> Problem description: Which lines include the word "chart"? Copy each of them.

> Given material:
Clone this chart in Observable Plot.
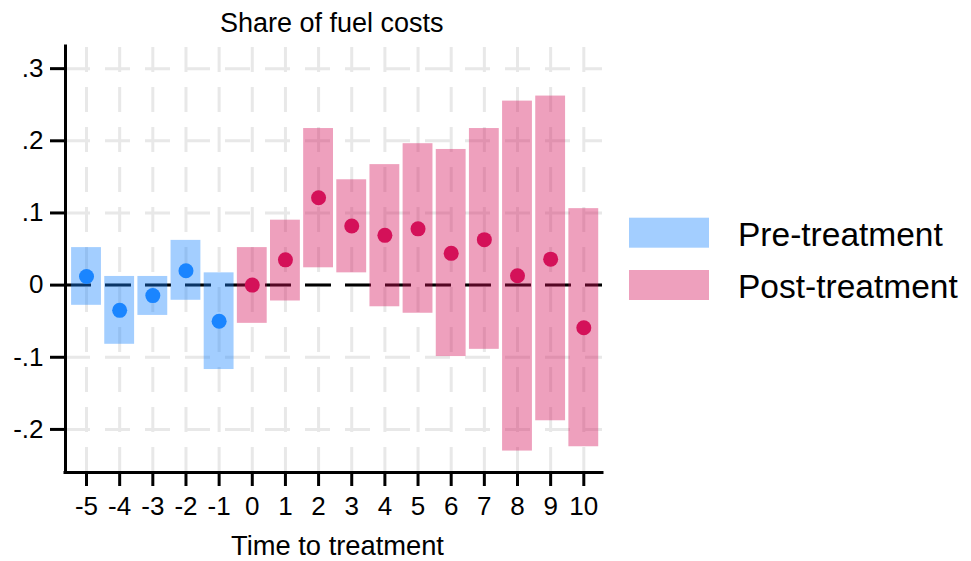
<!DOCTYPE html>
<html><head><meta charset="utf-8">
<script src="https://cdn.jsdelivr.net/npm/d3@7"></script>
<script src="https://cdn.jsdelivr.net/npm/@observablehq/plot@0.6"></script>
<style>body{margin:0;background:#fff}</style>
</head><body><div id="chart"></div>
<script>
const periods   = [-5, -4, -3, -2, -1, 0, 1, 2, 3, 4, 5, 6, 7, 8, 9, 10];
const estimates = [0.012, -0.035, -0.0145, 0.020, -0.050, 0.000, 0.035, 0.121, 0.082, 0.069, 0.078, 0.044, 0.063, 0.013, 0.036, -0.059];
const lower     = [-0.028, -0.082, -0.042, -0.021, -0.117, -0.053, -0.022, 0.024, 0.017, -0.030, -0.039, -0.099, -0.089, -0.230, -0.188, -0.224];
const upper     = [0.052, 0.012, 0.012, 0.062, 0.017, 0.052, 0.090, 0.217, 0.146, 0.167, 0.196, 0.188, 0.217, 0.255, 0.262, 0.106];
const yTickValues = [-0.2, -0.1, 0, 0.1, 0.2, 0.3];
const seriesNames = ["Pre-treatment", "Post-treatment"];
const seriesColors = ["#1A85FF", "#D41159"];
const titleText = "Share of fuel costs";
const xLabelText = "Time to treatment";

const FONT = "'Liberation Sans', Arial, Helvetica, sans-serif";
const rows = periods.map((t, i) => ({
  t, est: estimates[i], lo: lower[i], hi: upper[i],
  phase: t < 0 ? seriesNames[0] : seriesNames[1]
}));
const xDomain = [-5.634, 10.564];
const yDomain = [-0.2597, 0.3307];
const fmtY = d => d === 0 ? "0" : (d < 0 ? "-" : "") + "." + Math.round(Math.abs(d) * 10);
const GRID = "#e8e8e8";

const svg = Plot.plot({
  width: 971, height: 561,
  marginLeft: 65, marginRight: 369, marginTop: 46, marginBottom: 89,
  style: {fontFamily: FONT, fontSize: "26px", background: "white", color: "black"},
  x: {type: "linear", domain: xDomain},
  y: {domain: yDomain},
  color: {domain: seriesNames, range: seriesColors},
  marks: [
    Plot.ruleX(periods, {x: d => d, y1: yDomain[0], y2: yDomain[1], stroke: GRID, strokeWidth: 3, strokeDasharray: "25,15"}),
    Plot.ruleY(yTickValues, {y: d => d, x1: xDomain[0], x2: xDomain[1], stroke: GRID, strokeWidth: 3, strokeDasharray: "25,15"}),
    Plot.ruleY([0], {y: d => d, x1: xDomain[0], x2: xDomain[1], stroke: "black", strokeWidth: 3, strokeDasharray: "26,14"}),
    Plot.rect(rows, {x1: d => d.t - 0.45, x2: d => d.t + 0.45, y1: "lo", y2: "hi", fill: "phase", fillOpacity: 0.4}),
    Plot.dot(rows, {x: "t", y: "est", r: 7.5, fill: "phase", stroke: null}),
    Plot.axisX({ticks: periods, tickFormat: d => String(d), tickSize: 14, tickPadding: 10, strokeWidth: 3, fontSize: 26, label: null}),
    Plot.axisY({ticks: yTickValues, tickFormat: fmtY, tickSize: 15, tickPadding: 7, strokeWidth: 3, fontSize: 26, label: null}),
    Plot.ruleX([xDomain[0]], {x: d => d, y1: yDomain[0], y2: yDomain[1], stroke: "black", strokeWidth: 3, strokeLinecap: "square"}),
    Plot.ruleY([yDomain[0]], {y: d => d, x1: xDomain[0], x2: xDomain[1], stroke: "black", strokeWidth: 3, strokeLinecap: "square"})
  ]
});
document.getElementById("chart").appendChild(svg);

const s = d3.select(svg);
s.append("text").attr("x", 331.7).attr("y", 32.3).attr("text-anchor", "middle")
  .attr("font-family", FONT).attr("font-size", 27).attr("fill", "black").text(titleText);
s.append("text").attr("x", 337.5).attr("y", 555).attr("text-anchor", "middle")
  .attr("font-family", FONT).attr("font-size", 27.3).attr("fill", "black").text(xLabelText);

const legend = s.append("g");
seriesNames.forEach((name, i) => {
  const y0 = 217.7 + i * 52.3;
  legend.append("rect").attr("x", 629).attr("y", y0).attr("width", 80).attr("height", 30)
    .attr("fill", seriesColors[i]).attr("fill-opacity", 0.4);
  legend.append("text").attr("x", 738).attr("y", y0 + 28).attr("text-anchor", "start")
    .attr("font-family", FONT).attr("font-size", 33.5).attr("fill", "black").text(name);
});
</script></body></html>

> Solved exercise:
Clone this chart in Observable Plot.
</head><body><div id="chart"></div>
document.getElementById("chart").appendChild(svg);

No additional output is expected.